Google readies TPU 8t/8i as hyperscalers diversify AI silicon

Google Cloud this spring unveiled an eighth generation of Tensor Processing Units and, for the first time, split the design into a training chip (TPU 8t) and an inference chip (TPU 8i).

The split is concrete: Google describes TPU 8t as a training-focused part that scales to very large superpods and TPU 8i as an inference-optimized design with much larger on‑chip SRAM to host key‑value caches for long contexts.

On paper the numbers are striking — Google and independent reporting show an 8t superpod design that can scale to thousands of chips and deliver multi‑exaflop FP4 throughput, while 8i clusters use denser, lower‑latency groupings tailored for real‑time agentic workloads.

Google framed the effort as infrastructure tuned for an “agentic” era of AI — systems that run persistent, multi‑step reasoning and fast recall across long contexts — and said the new TPUs pair with new fabric and host CPU designs to meet those demands.

The rollout follows a staged approach rather than instant global availability: Google’s v7 Ironwood family is already being phased into certain zones, and v8 capacity will appear similarly by region as operators validate power, cooling, and networking.
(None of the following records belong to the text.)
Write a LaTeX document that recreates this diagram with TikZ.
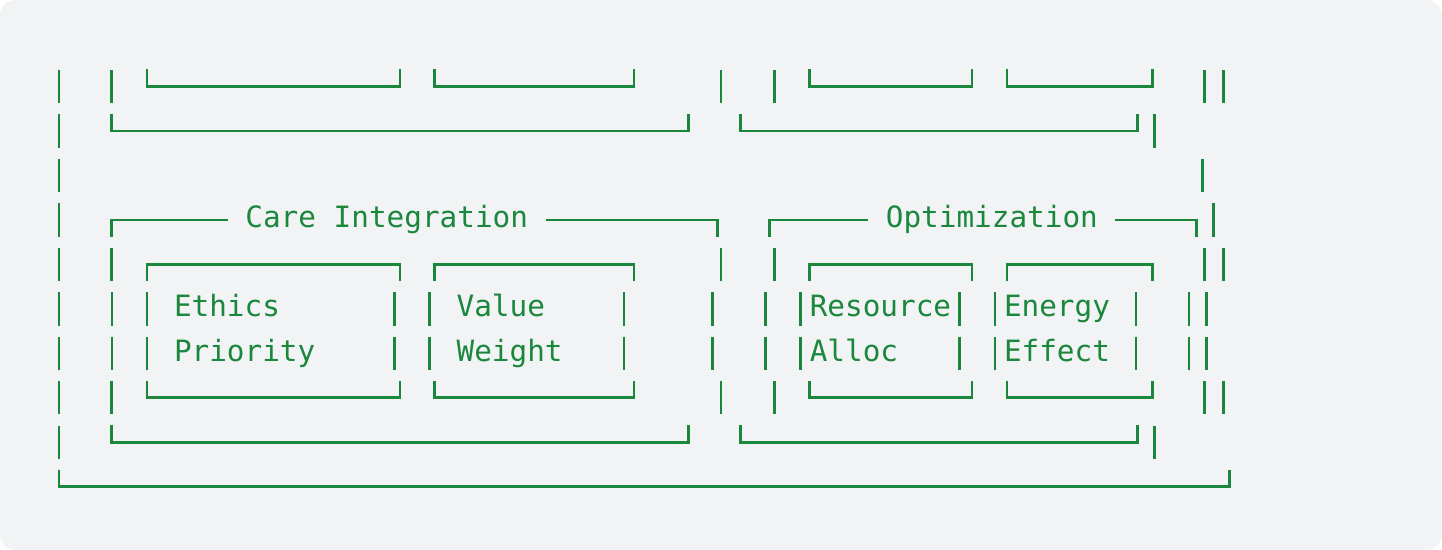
\documentclass[tikz,border=0pt]{standalone}
\usepackage{fontspec}
\newfontfamily\asciimono{DejaVu Sans Mono}
\definecolor{ink}{HTML}{1B873D}
\definecolor{bgpanel}{HTML}{F1F3F4}
% row centres (px, y downwards)
\def\rA{86.5}\def\rB{130.97}\def\rC{175.44}\def\rD{219.9}\def\rE{264.4}
\def\rF{308.85}\def\rG{353.3}\def\rH{397.8}\def\rI{442.3}\def\rJ{486.7}
\newcommand\asciibar[2]{\draw[boxline] ({#1},{#2-16.7}) -- ({#1},{#2+16.7});}
\newcommand\asciitop[3]{\draw[boxline] ({#1},{#3+17}) -- ({#1},{#3}) -- ({#2},{#3}) -- ({#2},{#3+17});}
\newcommand\asciibot[3]{\draw[boxline] ({#1},{#3-17}) -- ({#1},{#3}) -- ({#2},{#3}) -- ({#2},{#3-17});}
\begin{document}
\begin{tikzpicture}[x=0.5pt,y=-0.5pt,
  boxline/.style={draw=ink,line width=1.3pt},
  lbl/.style={text=ink,inner sep=0pt,anchor=base west,
    font=\asciimono\fontsize{14.67pt}{17pt}\selectfont}]
\useasboundingbox (0,0) rectangle (1442,550);
\fill[white] (0,0) rectangle (1442,550);
\fill[bgpanel,rounded corners=8pt] (0,0) rectangle (1442,550);

% ---- row 1
\foreach \x in {58.8,111.4,720.8,774.3,1204.6,1223.2} {\asciibar{\x}{\rA}}
\asciibot{147.1}{399.8}{\rA}
\asciibot{434.6}{633.8}{\rA}
\asciibot{809.6}{972.1}{\rA}
\asciibot{1007.1}{1152.5}{\rA}
% ---- row 2
\foreach \x in {58.8,1154.6} {\asciibar{\x}{\rB}}
\asciibot{111.4}{688.2}{\rB}
\asciibot{740.4}{1137.5}{\rB}
% ---- row 3
\foreach \x in {58.8,1202.5} {\asciibar{\x}{\rC}}
% ---- row 4
\foreach \x in {58.8,1213.6} {\asciibar{\x}{\rD}}
\node[lbl] (care) at (245,{\rD+8}) {Care Integration};
\node[lbl] (opt) at (885.5,{\rD+8}) {Optimization};
\draw[boxline] (111.4,{\rD+17}) -- (111.4,\rD) -- (227.5,\rD);
\draw[boxline] (545.8,\rD) -- (717.2,\rD) -- (717.2,{\rD+17});
\draw[boxline] (769.6,{\rD+17}) -- (769.6,\rD) -- (867.9,\rD);
\draw[boxline] (1115.4,\rD) -- (1196.4,\rD) -- (1196.4,{\rD+17});
% ---- row 5
\foreach \x in {58.8,111.4,720.8,774.3,1204.6,1223.2} {\asciibar{\x}{\rE}}
\asciitop{147.1}{399.8}{\rE}
\asciitop{434.6}{633.8}{\rE}
\asciitop{809.6}{972.1}{\rE}
\asciitop{1007.1}{1152.5}{\rE}
% ---- rows 6 and 7
\foreach \r in {\rF,\rG} {
  \foreach \x in {58.8,111.8,147.1,394.3,429.7,623.9,712.2,765.2,800.5,959.5,994.8,1136.1,1189.0,1206.7} {\asciibar{\x}{\r}}
}
\node[lbl] (ethics) at (173.6,{\rF+8}) {Ethics};
\node[lbl] (value) at (456.2,{\rF+8}) {Value};
\node[lbl] (resource) at (809.4,{\rF+8}) {Resource};
\node[lbl] (energy) at (1003.6,{\rF+8}) {Energy};
\node[lbl] (priority) at (173.6,{\rG+8}) {Priority};
\node[lbl] (weight) at (456.2,{\rG+8}) {Weight};
\node[lbl] (alloc) at (809.4,{\rG+8}) {Alloc};
\node[lbl] (effect) at (1003.6,{\rG+8}) {Effect};
% ---- row 8
\foreach \x in {58.8,111.4,720.8,774.3,1204.6,1223.2} {\asciibar{\x}{\rH}}
\asciibot{147.1}{399.8}{\rH}
\asciibot{434.6}{633.8}{\rH}
\asciibot{809.6}{972.1}{\rH}
\asciibot{1007.1}{1152.5}{\rH}
% ---- row 9
\foreach \x in {58.8,1154.6} {\asciibar{\x}{\rI}}
\asciibot{111.4}{688.2}{\rI}
\asciibot{740.4}{1137.5}{\rI}
% ---- row 10
\asciibot{58.8}{1229.3}{\rJ}
\end{tikzpicture}
\end{document}
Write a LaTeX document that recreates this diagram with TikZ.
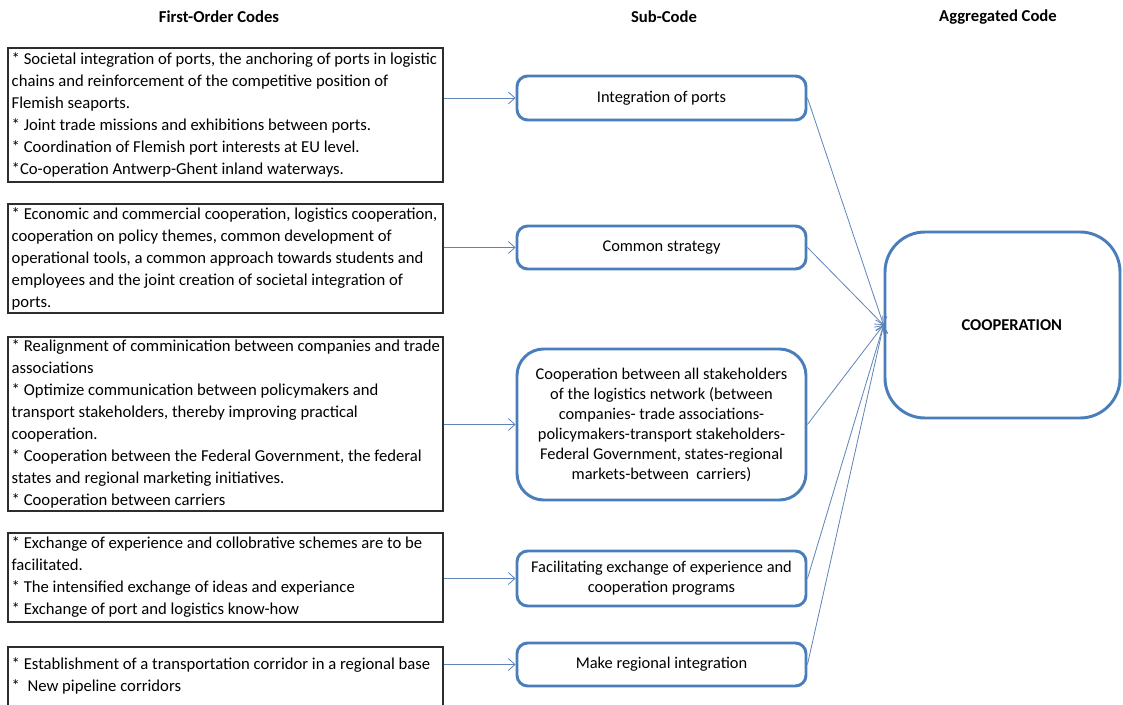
\documentclass[tikz,border=0pt]{standalone}
\usepackage{fontspec}
\setmainfont{Carlito}
\usetikzlibrary{arrows.meta,fit}
\definecolor{boxblue}{RGB}{74,126,187}
\definecolor{linkblue}{RGB}{96,132,184}
\definecolor{framegray}{RGB}{45,45,45}

\begin{document}
\begin{tikzpicture}[x=0.75pt,y=-0.75pt,
  header/.style={font=\fontsize{12.5}{14}\selectfont\bfseries, inner sep=0pt},
  codebox/.style={draw=framegray, line width=0.8pt, inner sep=0pt},
  codetext/.style={align=left, inner sep=0pt, font=\fontsize{12.5}{16.5}\selectfont},
  subbox/.style={draw=boxblue, line width=2.2pt, rounded corners=8pt, inner sep=0pt,
    minimum width=216.75pt, align=center, font=\fontsize{12.3}{15}\selectfont},
  aggbox/.style={draw=boxblue, line width=2.2pt, rounded corners=30pt, inner sep=0pt,
    minimum width=176.25pt, minimum height=139.5pt,
    font=\fontsize{12.4}{14}\selectfont\bfseries},
  link/.style={draw=linkblue, line width=0.6pt, -{Straight Barb[length=5pt,width=9pt]}}
]
\useasboundingbox (0,0) rectangle (1123,705);
\fill[white] (0,0) rectangle (1123,705);
\clip (0,0) rectangle (1123,705);

% column headings
\node[header] (h1) at (219,17) {First-Order Codes};
\node[header] (h2) at (664,17) {Sub-Code};
\node[header] (h3) at (998,17) {Aggregated Code};

% first-order code boxes
\node[codebox, fit={(8,48) (443,182)}] (c1) {};
\node[codetext, anchor=west] (t1) at ([xshift=3pt]c1.west) {%
* Societal integration of ports, the anchoring of ports in logistic\\
chains and reinforcement of the competitive position of\\
Flemish seaports.\\
* Joint trade missions and exhibitions between ports.\\
* Coordination of Flemish port interests at EU level.\\
*Co-operation Antwerp-Ghent inland waterways.};

\node[codebox, fit={(8,204) (443,313)}] (c2) {};
\node[codetext, anchor=west] (t2) at ([xshift=3pt]c2.west) {%
* Economic and commercial cooperation, logistics cooperation,\\
cooperation on policy themes, common development of\\
operational tools, a common approach towards students and\\
employees and the joint creation of societal integration of\\
ports.};

\node[codebox, fit={(8,337) (443,511)}] (c3) {};
\node[codetext, anchor=west] (t3) at ([xshift=3pt]c3.west) {%
* Realignment of comminication between companies and trade\\
associations\\
* Optimize communication between policymakers and\\
transport stakeholders, thereby improving practical\\
cooperation.\\
* Cooperation between the Federal Government, the federal\\
states and regional marketing initiatives.\\
* Cooperation between carriers};

\node[codebox, fit={(8,533) (443,622)}] (c4) {};
\node[codetext, anchor=west] (t4) at ([xshift=3pt]c4.west) {%
* Exchange of experience and collobrative schemes are to be\\
facilitated.\\
* The intensified exchange of ideas and experiance\\
* Exchange of port and logistics know-how};

\node[codebox, fit={(8,647) (443,715)}] (c5) {};
\node[codetext, anchor=north west] (t5) at ([shift={(4,11)}]c5.north west) {%
* Establishment of a transportation corridor in a regional base\\
*\ \ New pipeline corridors};

% sub-code boxes
\node[subbox, minimum height=33pt] (s1) at (661.5,98) {Integration of ports};
\node[subbox, minimum height=32.25pt] (s2) at (661.5,247.5) {Common strategy};
\node[subbox, rounded corners=20pt, minimum height=113.25pt] (s3) at (661.5,424.5) {%
Cooperation between all stakeholders\\
of the logistics network (between\\
companies- trade associations-\\
policymakers-transport stakeholders-\\
Federal Government, states-regional\\
markets-between\ \ carriers)};
\node[subbox, minimum height=41.25pt] (s4) at (661.5,578.5) {%
Facilitating exchange of experience and\\
cooperation programs};
\node[subbox, minimum height=32.25pt] (s5) at (661.5,664.5) {Make regional integration};

% aggregated code
\node[aggbox] (agg) at (1002.5,325) {\hspace*{14pt}COOPERATION};

% first-order codes to sub-codes
\draw[link] (c1.east |- s1.west) -- (s1.west);
\draw[link] (c2.east |- s2.west) -- (s2.west);
\draw[link] (c3.east |- s3.west) -- (s3.west);
\draw[link] (c4.east |- s4.west) -- (s4.west);
\draw[link] (c5.east |- s5.west) -- (s5.west);

% sub-codes to aggregated code
\foreach \s in {s1,s2,s3,s4,s5}
  \draw[link] (\s.east) -- (agg.west);
\end{tikzpicture}
\end{document}
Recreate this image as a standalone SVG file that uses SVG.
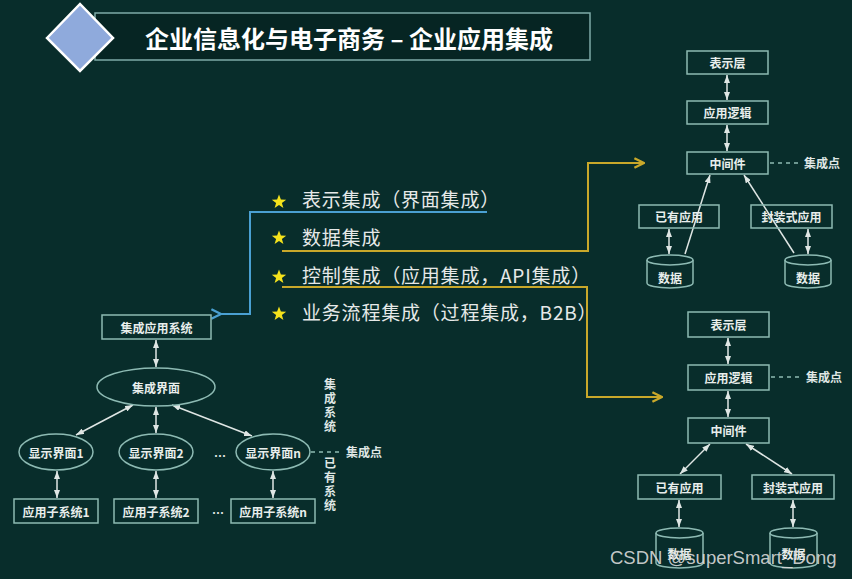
<svg xmlns="http://www.w3.org/2000/svg" width="852" height="579" viewBox="0 0 852 579">
<defs>
<marker id="ah" viewBox="0 0 8 6" refX="8" refY="3" markerWidth="8" markerHeight="6" markerUnits="userSpaceOnUse" orient="auto-start-reverse">
<path d="M0,0 L8,3 L0,6 z" fill="#dfe6e4"/>
</marker>
<marker id="oa" viewBox="0 0 10 10" refX="9" refY="5" markerWidth="12" markerHeight="12" markerUnits="userSpaceOnUse" orient="auto">
<path d="M1,1 L9,5 L1,9" fill="none" stroke="#c9a82a" stroke-width="2"/>
</marker>
<marker id="ba" viewBox="0 0 10 10" refX="1" refY="5" markerWidth="12" markerHeight="12" markerUnits="userSpaceOnUse" orient="auto">
<path d="M9,1 L1,5 L9,9" fill="none" stroke="#4aa0d2" stroke-width="2"/>
</marker>
<path id="star" d="M0,-7.5 L1.9,-2.4 L7.2,-2.3 L2.9,0.9 L4.4,6.1 L0,3 L-4.4,6.1 L-2.9,0.9 L-7.2,-2.3 L-1.9,-2.4 z" fill="#f4e21c"/>
</defs>
<style>
.bx{fill:none;stroke:#8dbab3;stroke-width:1.5}
.cy{fill:#082d2b;stroke:#8dbab3;stroke-width:1.5}
.t{font-family:"Noto Sans CJK SC","Noto Sans",sans-serif;font-weight:bold;font-size:12px;fill:#e8eeec;text-anchor:middle;dominant-baseline:central}
.bl{font-family:"Noto Sans CJK SC","Noto Sans",sans-serif;font-size:19px;letter-spacing:0.8px;fill:#e6e9e8}
.ar{stroke:#dfe6e4;stroke-width:1.5;fill:none}
.dash{stroke:#8dbab3;stroke-width:1.3;stroke-dasharray:4,4;fill:none}
.lb{font-family:"Noto Sans CJK SC","Noto Sans",sans-serif;font-weight:bold;font-size:12px;fill:#dfe6e4}
.vt{font-family:"Noto Sans CJK SC","Noto Sans",sans-serif;font-weight:bold;font-size:12px;fill:#dfe6e4;writing-mode:vertical-rl;letter-spacing:2px}
</style>
<rect width="852" height="579" fill="#082d2b"/>

<g id="title">
<rect x="95" y="13" width="495" height="47" fill="#062523" stroke="#7eaaa8" stroke-width="1.5"/>
<polygon points="47,38 80,4 113,38 80,71" fill="#8faadc" stroke="#ffffff" stroke-width="2.5"/>
<text x="145" y="48" font-family="'Noto Sans CJK SC','Noto Sans',sans-serif" font-weight="bold" font-size="24" fill="#ffffff">企业信息化与电子商务 – 企业应用集成</text>
</g>

<g id="bullets">
<use href="#star" x="279" y="202"/>
<text class="bl" x="302" y="207">表示集成（界面集成）</text>
<use href="#star" x="279" y="238"/>
<text class="bl" x="302" y="245">数据集成</text>
<use href="#star" x="279" y="277"/>
<text class="bl" x="302" y="283">控制集成（应用集成，API集成）</text>
<use href="#star" x="279" y="314"/>
<text class="bl" x="302" y="320">业务流程集成（过程集成，B2B）</text>
</g>

<g id="connectors">
<polyline points="487,212 250,212 250,314 221,314" fill="none" stroke="#4aa0d2" stroke-width="2" marker-end="url(#ba)"/>
<polyline points="282,251 588,251 588,163 644,163" fill="none" stroke="#c9a82a" stroke-width="2" marker-end="url(#oa)"/>
<polyline points="282,287 587,287 587,397 662,397" fill="none" stroke="#c9a82a" stroke-width="2" marker-end="url(#oa)"/>
<!-- left diagram -->
<line class="ar" x1="156" y1="340" x2="156" y2="367" marker-start="url(#ah)" marker-end="url(#ah)"/>
<line class="ar" x1="133" y1="405" x2="76" y2="435" marker-start="url(#ah)" marker-end="url(#ah)"/>
<line class="ar" x1="156" y1="407" x2="156" y2="433" marker-start="url(#ah)" marker-end="url(#ah)"/>
<line class="ar" x1="172" y1="405" x2="252" y2="436" marker-start="url(#ah)" marker-end="url(#ah)"/>
<line class="ar" x1="57" y1="471" x2="57" y2="498" marker-start="url(#ah)" marker-end="url(#ah)"/>
<line class="ar" x1="156" y1="471" x2="156" y2="498" marker-start="url(#ah)" marker-end="url(#ah)"/>
<line class="ar" x1="273" y1="471" x2="273" y2="498" marker-start="url(#ah)" marker-end="url(#ah)"/>
<line class="dash" x1="311" y1="452" x2="342" y2="452"/>
<!-- top right diagram -->
<line class="ar" x1="727" y1="75" x2="727" y2="100" marker-start="url(#ah)" marker-end="url(#ah)"/>
<line class="ar" x1="727" y1="125" x2="727" y2="151" marker-start="url(#ah)" marker-end="url(#ah)"/>
<line class="ar" x1="685" y1="254" x2="710" y2="175" marker-end="url(#ah)"/>
<line class="ar" x1="794" y1="253" x2="744" y2="175" marker-end="url(#ah)"/>
<line class="ar" x1="669" y1="229" x2="669" y2="254" marker-start="url(#ah)" marker-end="url(#ah)"/>
<line class="ar" x1="808" y1="229" x2="808" y2="254" marker-start="url(#ah)" marker-end="url(#ah)"/>
<line class="dash" x1="770" y1="163" x2="800" y2="163"/>
<!-- bottom right diagram -->
<line class="ar" x1="728" y1="338" x2="728" y2="364" marker-start="url(#ah)" marker-end="url(#ah)"/>
<line class="ar" x1="728" y1="391" x2="728" y2="417" marker-start="url(#ah)" marker-end="url(#ah)"/>
<line class="ar" x1="710" y1="444" x2="680" y2="474" marker-start="url(#ah)" marker-end="url(#ah)"/>
<line class="ar" x1="746" y1="444" x2="792" y2="474" marker-start="url(#ah)" marker-end="url(#ah)"/>
<line class="ar" x1="679" y1="500" x2="679" y2="527" marker-start="url(#ah)" marker-end="url(#ah)"/>
<line class="ar" x1="793" y1="500" x2="793" y2="527" marker-start="url(#ah)" marker-end="url(#ah)"/>
<line class="dash" x1="771" y1="377" x2="802" y2="377"/>
</g>

<!-- left diagram nodes -->
<g id="jcyyxt"><rect class="bx" x="102" y="315" width="109" height="24"/><text class="t" x="156.5" y="327">集成应用系统</text></g>
<g id="jcjm"><ellipse class="bx" cx="156" cy="387" rx="59" ry="19"/><text class="t" x="156" y="387">集成界面</text></g>
<g id="xsjm1"><ellipse class="bx" cx="56" cy="452" rx="37" ry="18"/><text class="t" x="56" y="452">显示界面1</text></g>
<g id="xsjm2"><ellipse class="bx" cx="156" cy="452" rx="37" ry="18"/><text class="t" x="156" y="452">显示界面2</text></g>
<g id="xsjmn"><ellipse class="bx" cx="273" cy="452" rx="37" ry="18"/><text class="t" x="273" y="452">显示界面n</text></g>
<g id="yyzxt1"><rect class="bx" x="14" y="499" width="84" height="24"/><text class="t" x="56" y="511">应用子系统1</text></g>
<g id="yyzxt2"><rect class="bx" x="114" y="499" width="84" height="24"/><text class="t" x="156" y="511">应用子系统2</text></g>
<g id="yyzxtn"><rect class="bx" x="231" y="499" width="84" height="24"/><text class="t" x="273" y="511">应用子系统n</text></g>
<g id="left-labels">
<text class="t" x="220" y="455">…</text>
<text class="t" x="218" y="512">…</text>
<text class="lb" x="346" y="456.5">集成点</text>
<text class="vt" x="330" y="378">集成系统</text>
<text class="vt" x="330" y="457">已有系统</text>
</g>

<!-- top right diagram nodes -->
<g id="r1-bsc"><rect class="bx" x="687" y="51" width="81" height="23"/><text class="t" x="727.5" y="62.5">表示层</text></g>
<g id="r1-yyljs"><rect class="bx" x="687" y="101" width="81" height="23"/><text class="t" x="727.5" y="112.5">应用逻辑</text></g>
<g id="r1-zjj"><rect class="bx" x="687" y="152" width="81" height="22"/><text class="t" x="727.5" y="163">中间件</text></g>
<g id="r1-yyyy"><rect class="bx" x="639" y="205" width="80" height="23"/><text class="t" x="679" y="216.5">已有应用</text></g>
<g id="r1-fzsyy"><rect class="bx" x="751" y="205" width="81" height="23"/><text class="t" x="791.5" y="216.5">封装式应用</text></g>
<g id="r1-sj1"><path class="cy" d="M647,260 A23,5 0 0 1 693,260 V283 A23,5 0 0 1 647,283 Z"/><path class="bx" d="M647,260 A23,5 0 0 0 693,260"/><text class="t" x="670" y="277">数据</text></g>
<g id="r1-sj2"><path class="cy" d="M785,260 A23,5 0 0 1 831,260 V283 A23,5 0 0 1 785,283 Z"/><path class="bx" d="M785,260 A23,5 0 0 0 831,260"/><text class="t" x="808" y="277">数据</text></g>
<text class="lb" x="804" y="167.5">集成点</text>

<!-- bottom right diagram nodes -->
<g id="r2-bsc"><rect class="bx" x="688" y="312" width="81" height="25"/><text class="t" x="728.5" y="324.5">表示层</text></g>
<g id="r2-yylj"><rect class="bx" x="688" y="365" width="81" height="25"/><text class="t" x="728.5" y="377.5">应用逻辑</text></g>
<g id="r2-zjj"><rect class="bx" x="688" y="418" width="81" height="25"/><text class="t" x="728.5" y="430.5">中间件</text></g>
<g id="r2-yyyy"><rect class="bx" x="638" y="475" width="83" height="24"/><text class="t" x="679.5" y="487">已有应用</text></g>
<g id="r2-fzsyy"><rect class="bx" x="752" y="475" width="82" height="24"/><text class="t" x="793" y="487">封装式应用</text></g>
<g id="r2-sj1"><path class="cy" d="M656,533 A23.5,5 0 0 1 703,533 V563 A23.5,5 0 0 1 656,563 Z"/><path class="bx" d="M656,533 A23.5,5 0 0 0 703,533"/><text class="t" x="679.5" y="553">数据</text></g>
<g id="r2-sj2"><path class="cy" d="M770,533 A23.5,5 0 0 1 817,533 V563 A23.5,5 0 0 1 770,563 Z"/><path class="bx" d="M770,533 A23.5,5 0 0 0 817,533"/><text class="t" x="793.5" y="553">数据</text></g>
<text class="lb" x="806" y="381.5">集成点</text>

<text x="610" y="564" font-family="'Liberation Sans',Arial,sans-serif" font-size="18.5" fill="#dcdcdc" fill-opacity="0.9">CSDN @superSmart_Dong</text>
</svg>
The v8 training/inference split also fits a wider industry pattern: hyperscalers are diversifying away from an all‑GPU model and building or buying specialized ASICs to control cost and capacity. That trend shows up in public cloud offerings and supply deals across the sector.

Economics are the clearest short‑term driver: Google and others argue TPU 8i delivers much better performance‑per‑dollar for inference at scale, while TPU 8t raises training efficiency and pod‑level throughput — both levers that change the per‑token and per‑training‑step math customers use to compare clouds.

But the hardware is only half the work. TPUs use different software stacks and preferred frameworks — JAX on Google Cloud is a leading example — and porting models from GPU ecosystems to TPU pipelines requires engineering, testing, and often model tuning. That friction matters for enterprise migration decisions.

The new designs also force data‑center changes: denser TPUs and larger superpods drive liquid cooling, higher‑capacity power delivery, and faster fabric topologies that Google labeled in presentations as part of its Virgo/Boardfly networking story. Operators balancing rack density and regional constraints will choose where to place TPU clusters carefully.

Hyperscaler customers are already reacting. Large AI firms and cloud tenants have been signing capacity agreements and experimenting with TPU fleets, and some customers that previously ran primarily on GPUs are testing TPUs for parts of their pipelines where price or latency gains are clear.

For cloud operators the practical choice is increasingly about mixing silicon instead of choosing only one vendor. That makes pricing and consumption models more complex, but it can also create negotiating leverage for large customers and new business lines for providers offering multi‑accelerator portfolios.

For enterprise buyers the immediate takeaway is pragmatic: benchmark real workloads, insist on portability and clear pricing for long contexts or agentic flows, and plan procurement to avoid single‑vendor lock‑in as hyperscalers roll out heterogeneous silicon and regional capacity.